NEW YORK – During my years as a policymaker in India and at the World Bank, one of the few leaders I met whom I came truly to respect was Madeleine Albright.
The former US secretary of state was a master strategist but behind the strategizing lay empathy and a moral compass.
That is why we should take seriously her recent essay on the need for urgent global action to fight authoritarianism, which the all-out invasion of democratic Ukraine by Russia’s autocratic leader, Vladimir Putin, only serves to underscore.
History is replete with grotesque forms of human oppression, including slavery, racism, and oligarchies crushing people’s aspirations.
Today, the continued rise of authoritarianism in countries such as Brazil, Turkey, and of course Russia highlights the need to shore up democracy. What is new is that this effort now must be global.
Even as the shadow of authoritarian misrule spreads, there is a growing aspiration for democracy among ordinary people seeking greater freedom and dignity.
A Pew Research Center survey of 17 advanced economies in 2021 shows disaffection with the lack of individual freedom in authoritarian states at an all-time high.
Additionally, according to the survey, a median of 74% of people in these countries had no confidence in Putin doing the “right thing in world affairs.”
There is also hope in Albright’s interesting observation that leaders with totalitarian inclinations tend to rise and fall in waves.
Force out one, and others may tumble, too, as happened when the end of authoritarian rule in the Philippines in 1986 was followed by similar developments in Chile, South Africa, Zaire, and Indonesia over the next decade or so.
This should encourage responsible governments today to initiate the process of reviving global democracy.
Sadly, the record of the United States is far from clean in that regard. A recent study by the Roosevelt Institute’s Kyle Strickland and Felicia Wong points to how America’s neoliberal economic policies fueled discrimination and inequity in many countries.
Moreover, in Chile, Cuba, Central America, and elsewhere, America has intervened, often brutally, not to support democracy but to protect US corporate interests.
Providing leadership to isolate authoritarian regimes and nurture democracy will thus require the US to break with significant aspects of its past and take on this responsibility as its moral obligation to chart a new course for the world.
But to rely wholly or substantially on the US would be folly. To be sure, some US presidents – notably, Franklin Roosevelt, Harry Truman, Jimmy Carter, and Barack Obama – have possessed a strong sense of global responsibility.
Fortunately, many prominent Americans, including current political leaders, take a similar stance. Yet, as Donald Trump demonstrated, a US leader can be elected by promising to “make America great again,” and, once in office, define “America” as his friends, family, and cronies.
While many justify the need for democracy as a means to other desirable ends, I believe that democracy is necessary for itself.
If it were the case that democracy slowed economic growth, we should be prepared to grow a little less in order to let equality and freedom flourish.
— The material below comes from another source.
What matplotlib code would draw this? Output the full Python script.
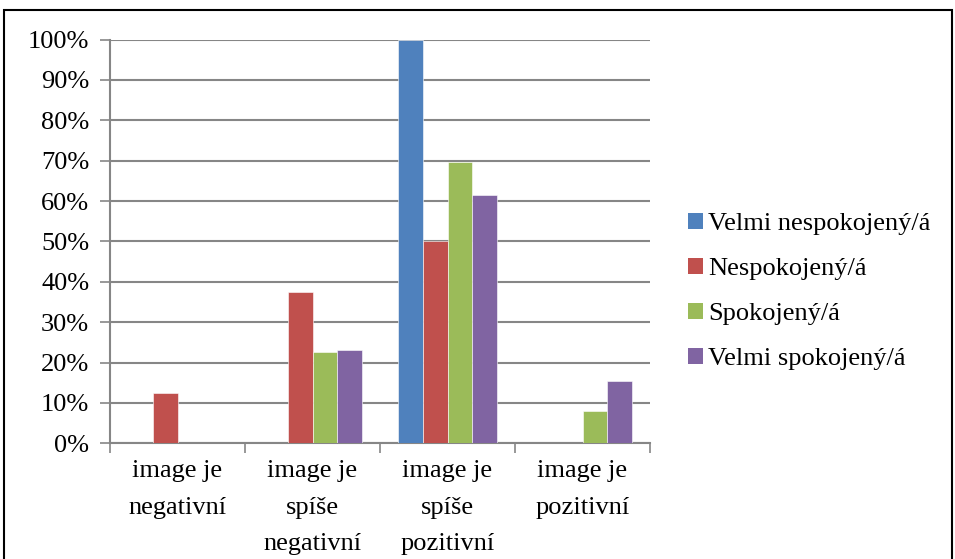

This is because the commitment to treating all human beings as equals, as democracy requires, is an ethical axiom. As Abraham Lincoln put it in a handwritten note in 1858, “As I would not be a slave, so I would not be a master. This expresses my idea of democracy.”
That said, the evidence suggests that democracy is a key ingredient of economic advancement. By creating the space for dissent, criticism, and change, democracy nurtures creativity and innovation, and, through that, economic flourishing.
Economic progress in countries that succumb to religious fundamentalism or authoritarianism almost invariably stalls. China seems to be an exception, but it is worth noting that democratic Taiwan’s GDP per capita is nearly three times that of China.
One of the best examples of what democracy can do is post-independence India, one of the world’s most audacious experiments in creating and nurturing an open society.
The country undoubtedly made some economic-policy mistakes over the last 75 years, and its annual growth rate in the early decades after independence remained low, at around 3%.
But the democratic investment meant that, despite being a poor country, India did well in higher education, research, the arts, and other creative fields.
The pickup in India’s economic growth from the early 1990s onward had many causes, but it also reflected the democratic dividend.
Because of the country’s political openness and freedom of speech and criticism, the services sector, which relies on creative human capital, began to bloom, fostering the growth of firms like Infosys, Wipro, and Tata Consultancy Services.
By 2005, India was among the world’s four or five fastest-growing economies. Its sophisticated polity had made the country a global success story, poised for a remarkable run.
This success has come under a cloud in recent years with an increase in restrictions on free speech and the media. Not surprisingly, India’s GDP growth decelerated each year from 2017 to 2020.
The close connections between democracy, creativity, and economic progress are subtle and long-term, but they are real. And they demonstrate clearly the need to encourage democratization worldwide.
Kaushik Basu, a former chief economist of the World Bank and chief economic adviser to the Government of India, is Professor of Economics at Cornell University and a non-resident senior fellow at the Brookings Institution.